In recent weeks, Ansar al-Dine, another of the north's militias, has threatened to attack any country in North or West Africa that supports the government of Mali in its quest to retake its territory. "What happened in Libya helped destabilize Mali, and the reverse could also be true," said Michael Woldemariam, professor of African security issues at Boston University.
According to UN News Centre, Sec. Gen. Ban Ki-moon warned that "terrorist groups, transnational criminal organizations and insurgencies threaten peace and prosperity" across the Sahel region. "There is a particularly disturbing rise in extremism, and human rights abuses are prevalent. Human trafficking is on the rise, along with drug trafficking and arms smuggling." Mr. Ban said instability in northern Mali and the influx of refugees to neighbouring countries was further straining the already fragile social and economic infrastructure.
Last month, Jeune Afrique reported that "dozens of young people" from the nearby Polisario-run refugee camps in Tindouf, southern Algeria had joined the al-Qaeda-linked, northern Mali-based Movement for Unity and Jihad in West Africa (MUJAO), whose spokesman, Abu Walid Sahraoui, "is himself a former member of the Polisario."
Concerns about the reach of al-Qaeda-linked groups into neighboring countries prompted Spain to order evacuation of all of its aid workers from the Polisario-run camps in late July, citing "serious risk of further hostage-taking." Terrorist links were already evident last October when three Western aid workers were kidnapped from the Polisario's Rabuni headquarters camp, reportedly with insider help.
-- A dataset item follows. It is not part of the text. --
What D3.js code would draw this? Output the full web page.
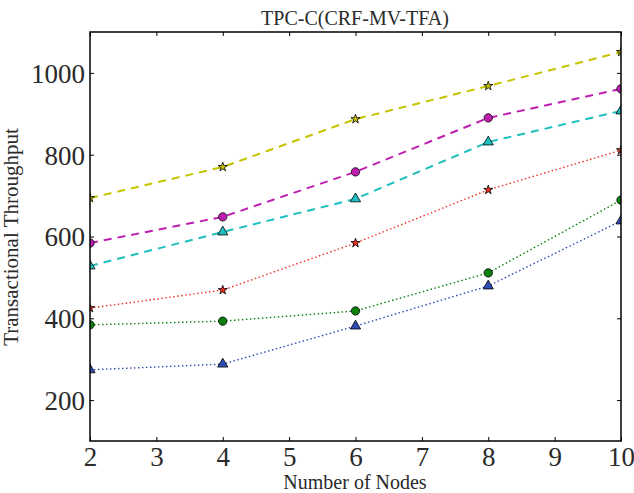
<!DOCTYPE html>
<html><head><meta charset="utf-8">
<script src="https://cdn.jsdelivr.net/npm/d3@7"></script>
<style>body{margin:0;background:#fff}svg{display:block}</style>
</head><body>
<svg id="c" width="634" height="493"></svg>
<script>
const nodes = [2, 4, 6, 8, 10];
const seriesA = [694, 770, 887, 968, 1051];   // yellow star dashed
const seriesB = [584, 648, 758, 890, 961];    // magenta circle dashed
const seriesC = [528, 611, 692, 831, 907];    // cyan triangle dashed
const seriesD = [425, 469, 584, 714, 811];    // red star dotted
const seriesE = [384, 393, 418, 511, 689];    // green circle dotted
const seriesF = [274, 288, 381, 479, 638];    // blue triangle dotted
const xTicks = [2, 3, 4, 5, 6, 7, 8, 9, 10];
const yTicks = [200, 400, 600, 800, 1000];

const series = [
  {v: seriesA, color: "#c4c400", marker: "star", dash: "8,6", w: 2},
  {v: seriesB, color: "#bf1fb0", marker: "circle", dash: "8,6", w: 2},
  {v: seriesC, color: "#1fbfbf", marker: "triangle", dash: "8,6", w: 2},
  {v: seriesD, color: "#f03020", marker: "star", dash: "1.5,2.5", w: 1.4},
  {v: seriesE, color: "#0a800a", marker: "circle", dash: "1.5,2.5", w: 1.4},
  {v: seriesF, color: "#2d4cb4", marker: "triangle", dash: "1.5,2.5", w: 1.4}
];

const L = 90, R = 621, T = 32, B = 441;
const svg = d3.select("#c");
const x = d3.scaleLinear().domain([2, 10]).range([L, R]);
const y = d3.scaleLinear().domain([100, 1100]).range([B, T]);
const font = "'Liberation Serif', 'DejaVu Serif', serif";

svg.append("defs").append("clipPath").attr("id", "clip")
  .append("rect").attr("x", L).attr("y", T).attr("width", R - L).attr("height", B - T);

const plot = svg.append("g").attr("clip-path", "url(#clip)");
const line = d3.line().x((d, i) => x(nodes[i])).y(d => y(d));
const sym = {star: d3.symbolStar, circle: d3.symbolCircle, triangle: d3.symbolTriangle};
const size = {star: 26, circle: 55, triangle: 45};

series.forEach(s => {
  plot.append("path").attr("d", line(s.v)).attr("fill", "none")
    .attr("stroke", s.color).attr("stroke-width", s.w).attr("stroke-dasharray", s.dash);
  plot.selectAll(null).data(s.v).enter().append("path")
    .attr("transform", (d, i) => `translate(${x(nodes[i])},${y(d)})`)
    .attr("d", d3.symbol().type(sym[s.marker]).size(size[s.marker]))
    .attr("fill", s.color).attr("stroke", "#000").attr("stroke-width", 0.8);
});

// axes with inward ticks
const tl = 4;
const axB = svg.append("g").attr("transform", `translate(0,${B})`)
  .call(d3.axisBottom(x).tickValues(xTicks).tickSize(-tl).tickPadding(6).tickFormat(d3.format("d")));
const axT = svg.append("g").attr("transform", `translate(0,${T})`)
  .call(d3.axisTop(x).tickValues(xTicks).tickSize(-tl).tickFormat(""));
const axL = svg.append("g").attr("transform", `translate(${L},0)`)
  .call(d3.axisLeft(y).tickValues(yTicks).tickSize(-tl).tickPadding(5).tickFormat(d3.format("d")));
const axR = svg.append("g").attr("transform", `translate(${R},0)`)
  .call(d3.axisRight(y).tickValues(yTicks).tickSize(-tl).tickFormat(""));
[axB, axT, axL, axR].forEach(a => {
  a.select(".domain").remove();
  a.selectAll(".tick line").attr("stroke", "#000").attr("stroke-width", 1);
  a.selectAll("text").attr("font-family", font).attr("font-size", 27).attr("fill", "#2a2a2a");
});
axB.selectAll("text").attr("dy", "0.72em");
axL.selectAll("text").attr("dy", "0.35em");

svg.append("rect").attr("x", L).attr("y", T).attr("width", R - L).attr("height", B - T)
  .attr("fill", "none").attr("stroke", "#000").attr("stroke-width", 1.5);

svg.append("text").attr("x", 355).attr("y", 25).attr("text-anchor", "middle")
  .attr("font-family", font).attr("font-size", 20).attr("fill", "#2a2a2a").text("TPC-C(CRF-MV-TFA)");
svg.append("text").attr("x", 355).attr("y", 489).attr("text-anchor", "middle")
  .attr("font-family", font).attr("font-size", 20).attr("fill", "#2a2a2a").text("Number of Nodes");
svg.append("text").attr("transform", "translate(18,237) rotate(-90)").attr("text-anchor", "middle")
  .attr("font-family", font).attr("font-size", 21).attr("fill", "#2a2a2a").text("Transactional Throughput");
</script>
</body></html>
MUJAO freed those aid workers in July in exchange for $18.4 million and several prisoners, including one alleged kidnap accomplice from the Polisario-run camps, which multiple reports cite as fertile recruiting ground for terrorists and traffickers in the region.
This summer, according to UN News Centre, the UN Security Council requested the Secretary-General develop an Integrated Regional Strategy for the Sahel, to help countries counter the terrorist threat, combat organized crime, control arms proliferation, and promote democratic governance and respect for human rights.